AURORA – Artificial Intelligence for Unified Representation Observation, Rendering and Advanced Simulation
Principal Investigator: Dr Tomáš Brzobohatý; Co-investigator: Dr Petr Strakoš
Accelerating the solution of complex scientific and engineering problems enhances the competitiveness of both research and industry, enabling the faster transfer of advanced technologies into practice.
AURORA will introduce an advanced approach to simulating physical problems combining high-performance computing (HPC), artificial intelligence, the generation of synthetic 3D data, and advanced visualisation. It will focus on developing and systematically validating AI models that will significantly accelerate or partially replace computationally intensive simulation procedures that limit the speed of design, optimisation, and testing in industrial practice, particularly in situations where sufficient or representative sets of experimental measurements are not available. An important component will be automated learning from pre-simulated and generated scenarios, including working with synthetic 3D data and its rendering. These approaches will enable more efficient development of digital twins, faster decision-making, and a better understanding of complex technical processes. This will result in shorter development cycles, reduced costs, and broader application of artificial intelligence in industrial applications, particularly in areas where traditional calculations are too slow or costly.

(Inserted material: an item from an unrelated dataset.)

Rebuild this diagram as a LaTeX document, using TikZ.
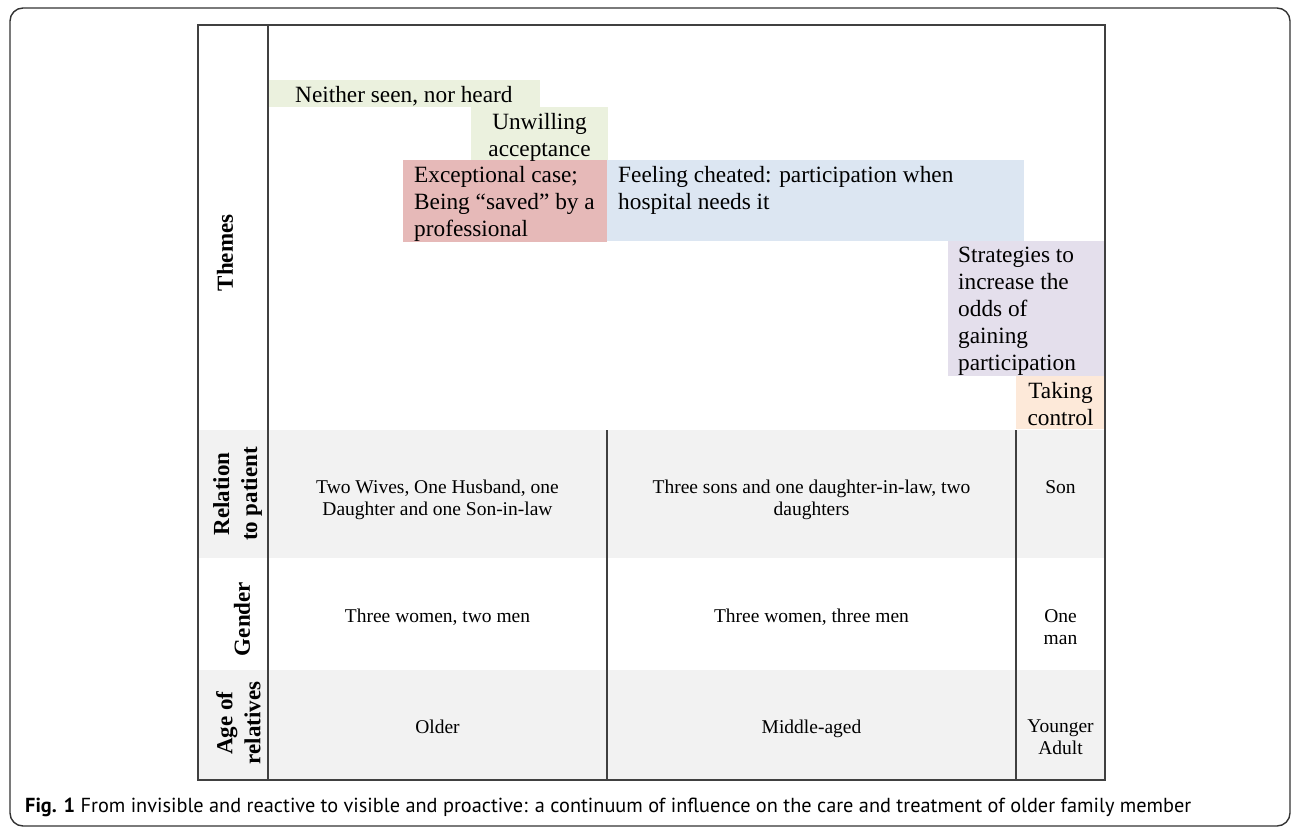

HPQC4F – High Performance and Quantum Computing for Future
Principal Investigator: Prof. Marek Lampart; Co-investigator: Dr Dominik Legut
Combining classical and quantum computing will pave the way for more accurate models and faster problem-solving, with direct implications for the energy sector, industry, and other technological applications.
The HPQC4F project will create a comprehensive library of validated use cases from academia and industry that leverage the synergy of supercomputers and quantum computers to solve challenging problems. These will be specific scenarios and case studies demonstrating how classical high-performance computing (HPC) can be combined with quantum algorithms (QC) to complement each other. Examples will include, among other things, advanced computational methods and data analytics, including selected machine learning methods for predicting the properties of materials used in energy and industrial facilities. The library will also include applications in the areas of risk assessment, energy grid optimisation, insurance, improving the efficiency of supercomputing infrastructure, quantum dynamics, quantum algorithms for dynamic modal decomposition, and quantum biological modelling.

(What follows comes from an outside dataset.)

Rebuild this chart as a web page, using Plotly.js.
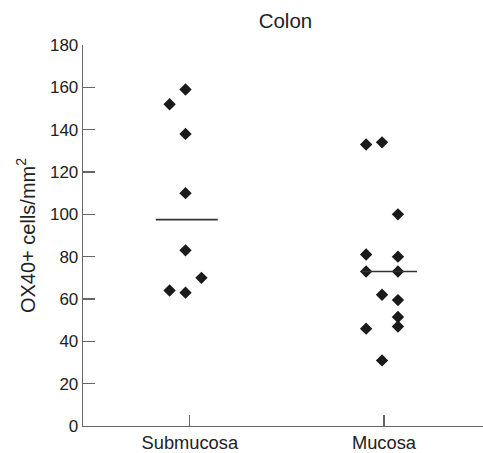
<!DOCTYPE html>
<html>
<head>
<meta charset="utf-8">
<script src="https://cdn.plot.ly/plotly-3.0.1.min.js"></script>
<style>html,body{margin:0;padding:0;background:#fff;}#chart{width:483px;height:453px;}</style>
</head>
<body>
<div id="chart"></div>
<script>
// Data
const categories = ["Submucosa", "Mucosa"];
const submucosaValues = [152, 159, 138, 110, 83, 70, 64, 63];
const submucosaColumn = [-1, 0, 0, 0, 0, 1, -1, 0];
const mucosaValues = [133, 134, 100, 81, 80, 73, 73, 62, 59.5, 51.5, 47, 46, 31];
const mucosaColumn = [-1, 0, 1, -1, 1, -1, 1, 0, 1, 1, 1, -1, 0];
const medians = [97.5, 73];
const yTicks = [0, 20, 40, 60, 80, 100, 120, 140, 160, 180];

// layout constants (positions in axis units)
const tickPos = [1, 2];
const groupCenter = [0.978, 1.99];
const colStep = 0.082;
const medianSpan = [[0.825, 1.144], [1.887, 2.17]];

const ink = "#1a1a1a";
const axisGray = "#666666";
const fam = "Liberation Sans, Arial, Helvetica, sans-serif";
const txt = "#222";

const traces = [];
[[submucosaValues, submucosaColumn], [mucosaValues, mucosaColumn]].forEach(([vals, cols], i) => {
  traces.push({
    type: "scatter", mode: "markers",
    x: cols.map(c => groupCenter[i] + c * colStep),
    y: vals,
    marker: {symbol: "diamond", size: 9.5, color: ink, line: {width: 0}},
    hoverinfo: "y", showlegend: false, cliponaxis: false
  });
  traces.push({
    type: "scatter", mode: "lines",
    x: medianSpan[i], y: [medians[i], medians[i]],
    line: {color: "#333", width: 1.6},
    hoverinfo: "skip", showlegend: false
  });
});

const layout = {
  width: 483, height: 453,
  margin: {l: 83, r: 0, t: 45, b: 27, pad: 0},
  paper_bgcolor: "#fff", plot_bgcolor: "#fff",
  font: {family: fam, size: 17, color: txt},
  title: {text: "Colon", x: 0.591, xanchor: "center", y: 0.955, yanchor: "middle", font: {family: fam, size: 20.5, color: txt}},
  xaxis: {
    range: [0.45, 2.51], showgrid: false, zeroline: false,
    showline: true, linecolor: axisGray, linewidth: 1.3,
    tickmode: "array", tickvals: tickPos, ticktext: categories,
    ticks: "inside", ticklen: 11, tickwidth: 1.3, tickcolor: axisGray,
    tickfont: {family: fam, size: 18.3, color: txt},
    fixedrange: true
  },
  yaxis: {
    range: [0, 180], showgrid: false, zeroline: false,
    showline: true, linecolor: axisGray, linewidth: 1.3,
    tickmode: "array", tickvals: yTicks,
    ticks: "inside", ticklen: 12, tickwidth: 1.3, tickcolor: axisGray,
    tickfont: {family: fam, size: 17, color: txt},
    title: {text: "OX40+ cells/mm<sup>2</sup>", standoff: 9, font: {family: fam, size: 20, color: txt}},
    fixedrange: true
  },
  showlegend: false
};

Plotly.newPlot("chart", traces, layout, {displayModeBar: false, staticPlot: true});
</script>
</body>
</html>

Supercomputers will ensure the large-scale data processing and complex simulations, while quantum computing will accelerate the most computationally intensive parts of problems. This hybrid approach will thus enable the effective solution of problems that are difficult to tackle using classical or quantum computations alone, such as the development of interatomic potentials of magnetic materials both below and above the critical temperature.